CAPÍTULO 41

—Siéntate —dice el hombre solemne, de labios prietos, que está sentado tras el escritorio de metal.

Byron Swain asiente nerviosamente y toma asiento en un raído sofá mientras el hombre termina de revisar unos papeles de aspecto oficial.

—Te has tomado tu tiempo para llegar aquí —dice el hombre con severidad, dejando sobre la mesa un lápiz mordisqueado.

—Tenía que llevar a cabo todos los procedimientos…

—¡No pongas excusas! —grita el hombre, soltando salivazos por todo el escritorio metálico en dirección a Byron—. ¡Los Hijos de los Únicos no ponen excusas!

Agarra de nuevo el magullado lápiz como si fuera a romperlo en dos o arrojarlo a la cara de Byron.

El chico se aprieta contra el sofá, deseando desaparecer entre los cojines como si fuera calderilla.

—¡Y permanece de pie en mi presencia! ¿Quién te has creído que eres, Byron?

—Lo siento, papá.

—¡Y deja de llamarme así! Yo soy el Único que Cuenta el Dinero de los Impuestos.

—Sí, señor. Lo siento, señor —dice Byron, que recuerda cómo los freelandeses llaman a su padre «el Único que Cuenta las Habichuelas» y toma nota mental de no mencionárselo—. Yo solo…

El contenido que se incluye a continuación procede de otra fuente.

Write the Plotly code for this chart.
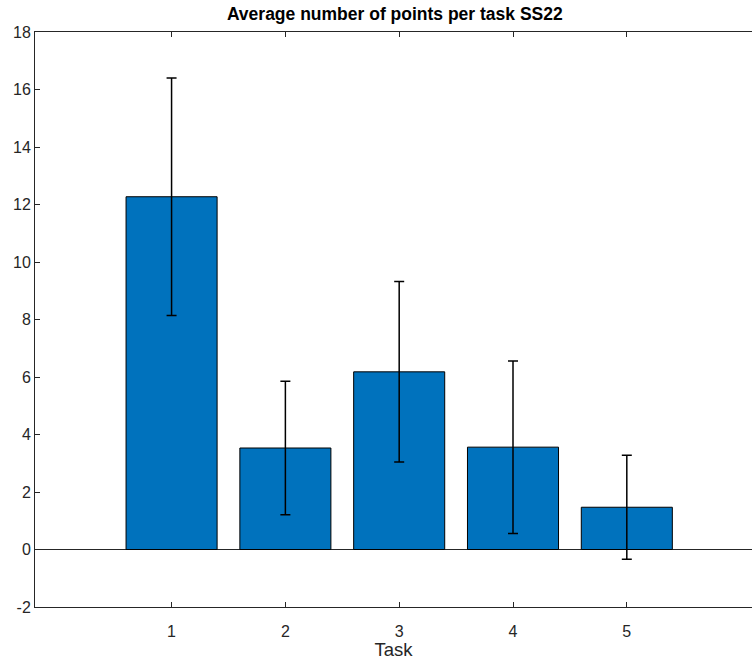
import plotly.graph_objects as go

tasks = [1, 2, 3, 4, 5]
mean_points = [12.27, 3.53, 6.18, 3.56, 1.47]
std_points = [4.13, 2.32, 3.14, 3.00, 1.81]
y_ticks = [-2, 0, 2, 4, 6, 8, 10, 12, 14, 16, 18]
y_tick_labels = ["-2", "0", "2", "4", "6", "8", "10", "12", "14", "16", "18"]

fig = go.Figure()
fig.add_trace(go.Bar(
    x=tasks, y=mean_points, width=0.8,
    marker=dict(color="#0072BD", line=dict(color="#000000", width=1)),
    error_y=dict(type="data", array=std_points, visible=True,
                 color="#000000", thickness=1.5, width=5),
    showlegend=False,
))

axis_color = "#262626"
fig.update_layout(
    width=752, height=660,
    margin=dict(l=35, r=0, t=32, b=53, autoexpand=False),
    paper_bgcolor="white", plot_bgcolor="white",
    font=dict(family="Liberation Sans, Arial, sans-serif", color=axis_color, size=16),
    title=dict(text="<b>Average number of points per task SS22</b>",
               x=0.525, xanchor="center", y=0.979, yanchor="middle",
               font=dict(size=17.5, color="#000000")),
    xaxis=dict(range=[-0.2, 6.1], tickvals=tasks, ticktext=[str(t) for t in tasks],
               showline=True, linecolor=axis_color, linewidth=1, mirror="ticks",
               ticks="inside", ticklen=5, tickcolor=axis_color, showgrid=False,
               zeroline=False, automargin=False, ticklabelstandoff=10,
               title=dict(text="Task", font=dict(size=18.5, color=axis_color), standoff=1),
               tickfont=dict(size=16, color=axis_color)),
    yaxis=dict(range=[-2, 18], tickvals=y_ticks, ticktext=y_tick_labels,
               showline=True, linecolor=axis_color, linewidth=1, mirror=False,
               ticks="inside", ticklen=5, tickcolor=axis_color, showgrid=False,
               zeroline=True, zerolinecolor=axis_color, zerolinewidth=1,
               automargin=False,
               tickfont=dict(size=16, color=axis_color)),
)

fig.write_html("out.html", config={"displayModeBar": False},
               post_script="document.body.style.margin='0';document.body.style.padding='0';")
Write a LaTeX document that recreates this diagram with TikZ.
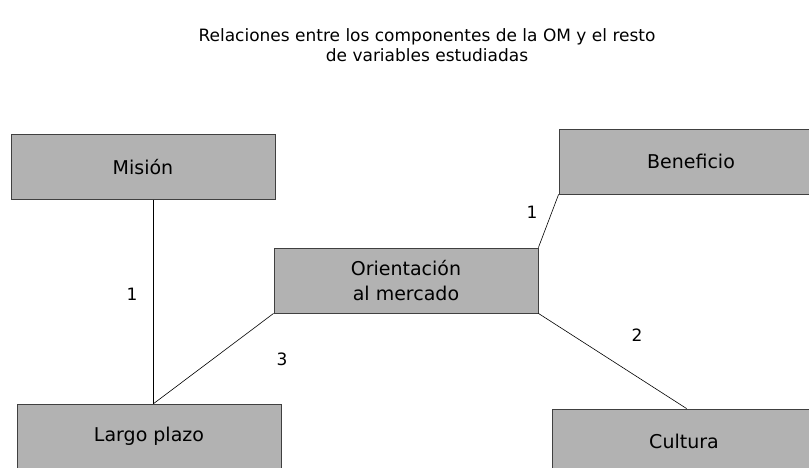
\documentclass[tikz,border=0pt]{standalone}
\usepackage{fontspec}
\setmainfont{DejaVu Sans}
\usetikzlibrary{calc}

\begin{document}
\begin{tikzpicture}[x=1pt,y=-1pt,
    caja/.style={draw=black!75, fill=black!30, line width=0.8pt,
        minimum width=264pt, minimum height=65pt, inner sep=0pt,
        align=center, font=\fontsize{19}{25}\selectfont},
    num/.style={font=\fontsize{17}{20}\selectfont}]

\useasboundingbox (0,0) rectangle (809,468);
\clip (0,0) rectangle (809,468);

\node [align=center, font=\fontsize{17}{20}\selectfont] (titulo) at (427,45)
    {Relaciones entre los componentes de la OM y el resto\\de variables estudiadas};

\node [caja] (mision)    at (143,167)   {Misión};
\node [caja] (beneficio) at (691,161.5) {Beneficio};
\node [caja] (om)        at (406,280.5) {Orientación\\al mercado};
\node [caja] (largo)     at (149,436.5) {Largo plazo};
\node [caja] (cultura)   at (684,441.5) {Cultura};

\coordinate (m)  at ($(mision.south west)!0.54!(mision.south east)$);
\coordinate (lp) at (m |- largo.north);
\coordinate (cu) at ($(cultura.north west)!0.51!(cultura.north east)$);

\foreach \a/\b in {m/lp, om.south west/lp, om.north east/beneficio.south west, om.south east/cu}
    \draw [line width=0.6pt] (\a) -- (\b);

\node [num] (r1) at (132,294) {1};
\node [num] (r2) at (532,212) {1};
\node [num] (r3) at (282,359) {3};
\node [num] (r4) at (637,335) {2};

\end{tikzpicture}
\end{document}
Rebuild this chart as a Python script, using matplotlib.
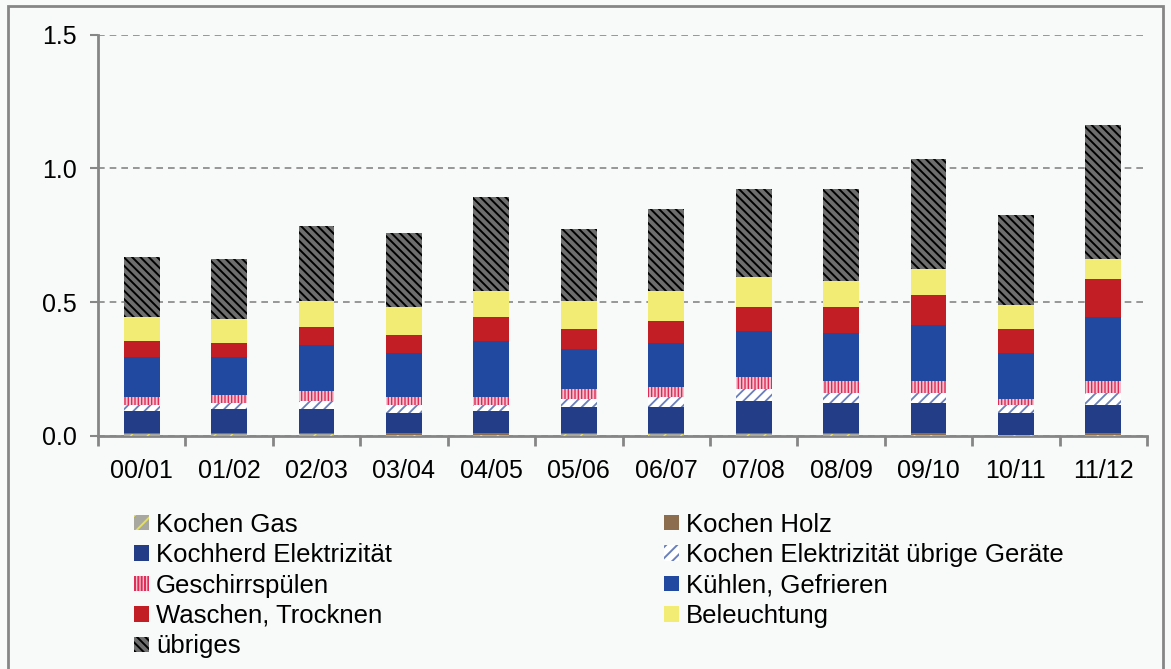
import numpy as np
import matplotlib
matplotlib.use("Agg")
import matplotlib.pyplot as plt
from matplotlib.patches import Patch, Rectangle

plt.rcParams['font.family'] = ['Liberation Sans', 'DejaVu Sans']

# Saison
jahre = ["00/01", "01/02", "02/03", "03/04", "04/05", "05/06",
         "06/07", "07/08", "08/09", "09/10", "10/11", "11/12"]

# Verbrauch je Verwendungszweck (gestapelt, von unten nach oben)
kochen_gas = [0.006, 0.006, 0.006, 0.002, 0.002, 0.006, 0.006, 0.006, 0.006, 0.002, 0.002, 0.002]
kochen_holz = [0.002, 0.002, 0.002, 0.006, 0.006, 0.002, 0.002, 0.002, 0.002, 0.006, 0.001, 0.006]
kochherd_elektr = [0.083, 0.090, 0.090, 0.075, 0.083, 0.098, 0.098, 0.121, 0.113, 0.113, 0.080, 0.105]
kochen_uebrige = [0.023, 0.023, 0.031, 0.030, 0.022, 0.030, 0.038, 0.045, 0.038, 0.038, 0.030, 0.046]
geschirr = [0.030, 0.031, 0.038, 0.031, 0.031, 0.038, 0.038, 0.045, 0.045, 0.045, 0.024, 0.045]
kuehlen = [0.149, 0.141, 0.171, 0.164, 0.209, 0.149, 0.163, 0.171, 0.179, 0.209, 0.171, 0.239]
waschen = [0.061, 0.052, 0.067, 0.067, 0.091, 0.076, 0.084, 0.091, 0.098, 0.112, 0.090, 0.142]
beleuchtung = [0.089, 0.090, 0.098, 0.105, 0.096, 0.105, 0.111, 0.111, 0.098, 0.097, 0.090, 0.075]
uebriges = [0.225, 0.225, 0.282, 0.278, 0.353, 0.269, 0.308, 0.331, 0.344, 0.414, 0.338, 0.503]

# name, werte, farbe, schraffur, schraffurfarbe, linienbreite
serien = [
    ("Kochen Gas", kochen_gas, '#a8a8a0', '//', '#e6df5a', 1.0),
    ("Kochen Holz", kochen_holz, '#8c6d4e', None, None, 1.0),
    ("Kochherd Elektrizität", kochherd_elektr, '#233e86', None, None, 1.0),
    ("Kochen Elektrizität übrige Geräte", kochen_uebrige, '#ffffff', '///', '#6a80bd', 1.3),
    ("Geschirrspülen", geschirr, '#f6c2cf', '|||||', '#e02a55', 1.0),
    ("Kühlen, Gefrieren", kuehlen, '#2149a0', None, None, 1.0),
    ("Waschen, Trocknen", waschen, '#c11f25', None, None, 1.0),
    ("Beleuchtung", beleuchtung, '#f2ec74', None, None, 1.0),
    ("übriges", uebriges, '#6e6e6e', '\\\\\\\\', '#000000', 1.4),
]

bg = '#f8f9f9'
grau = '#868686'

fig = plt.figure(figsize=(11.71, 6.69), dpi=100, facecolor=bg)
ax = fig.add_axes([0.0837, 0.349, 0.8958, 0.5987])
ax.set_facecolor(bg)

x = np.arange(len(jahre))
unten = np.zeros(len(jahre))
handles = []
for name, werte, farbe, hatch, hfarbe, hlw in serien:
    werte = np.array(werte)
    plt.rcParams['hatch.linewidth'] = hlw
    if hatch:
        bars = ax.bar(x, werte, 0.41, bottom=unten, color=farbe, hatch=hatch,
                      edgecolor=hfarbe, linewidth=0, zorder=3)
        h = Patch(facecolor=farbe, hatch=hatch, edgecolor=hfarbe, linewidth=0)
    else:
        bars = ax.bar(x, werte, 0.41, bottom=unten, color=farbe, linewidth=0, zorder=3)
        h = Patch(facecolor=farbe, linewidth=0)
    for b in list(bars) + [h]:
        if hasattr(b, 'set_hatch_linewidth'):
            b.set_hatch_linewidth(hlw)
    handles.append((name, h))
    unten += werte

ax.set_xlim(-0.5, len(jahre) - 0.5)
ax.set_ylim(0, 1.5)
ax.set_yticks([0, 0.5, 1.0, 1.5])
ax.set_yticklabels(["0.0", "0.5", "1.0", "1.5"])
ax.yaxis.grid(True, linestyle=(0, (4, 3)), color=grau, linewidth=1.2, zorder=0)

ax.set_xticks(x)
ax.set_xticklabels(jahre)
ax.set_xticks(np.arange(-0.5, len(jahre)), minor=True)
ax.tick_params(axis='x', which='major', length=0, pad=17, labelsize=18)
ax.tick_params(axis='x', which='minor', length=7, width=2, color=grau)
ax.tick_params(axis='y', length=6, width=1.5, color=grau, labelsize=18, pad=9)

for s in ['top', 'right']:
    ax.spines[s].set_visible(False)
for s in ['left', 'bottom']:
    ax.spines[s].set_color(grau)
    ax.spines[s].set_linewidth(2)

# Legende zeilenweise wie im Original
reihenfolge = [0, 2, 4, 6, 8, 1, 3, 5, 7]
leg = fig.legend([handles[i][1] for i in reihenfolge],
                 [handles[i][0] for i in reihenfolge],
                 loc='upper left', bbox_to_anchor=(0.106, 0.249), ncol=2,
                 frameon=False, fontsize=18.5, handlelength=0.55, handleheight=0.55,
                 handletextpad=0.3, labelspacing=0.25, columnspacing=10.6,
                 borderaxespad=0)

# Rahmen um die Grafik
fig.patches.append(Rectangle((8 / 1171, -0.02), 1 - 16 / 1171, 1.02 - 6 / 669,
                             transform=fig.transFigure, fill=False,
                             edgecolor=grau, linewidth=2))

fig.savefig("out.png", dpi=100, facecolor=bg)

—¡Excusas! —grita—. ¡Por mandato del Nuevo Orden, y a petición específica del Único, me harás ahora un informe completo!

Byron siente un dolor que crece como un tumor dentro de su pecho. No le hace feliz espiar a los freelandeses, pero ¿qué otra opción le queda? Wisty sigue rechazándolo. No es nadie para ella. Para ninguno de ellos, en realidad. Y está bajo las órdenes directas de su padre.

Byron se pone firme, en posición, y, temblando ligeramente, comienza a contárselo todo.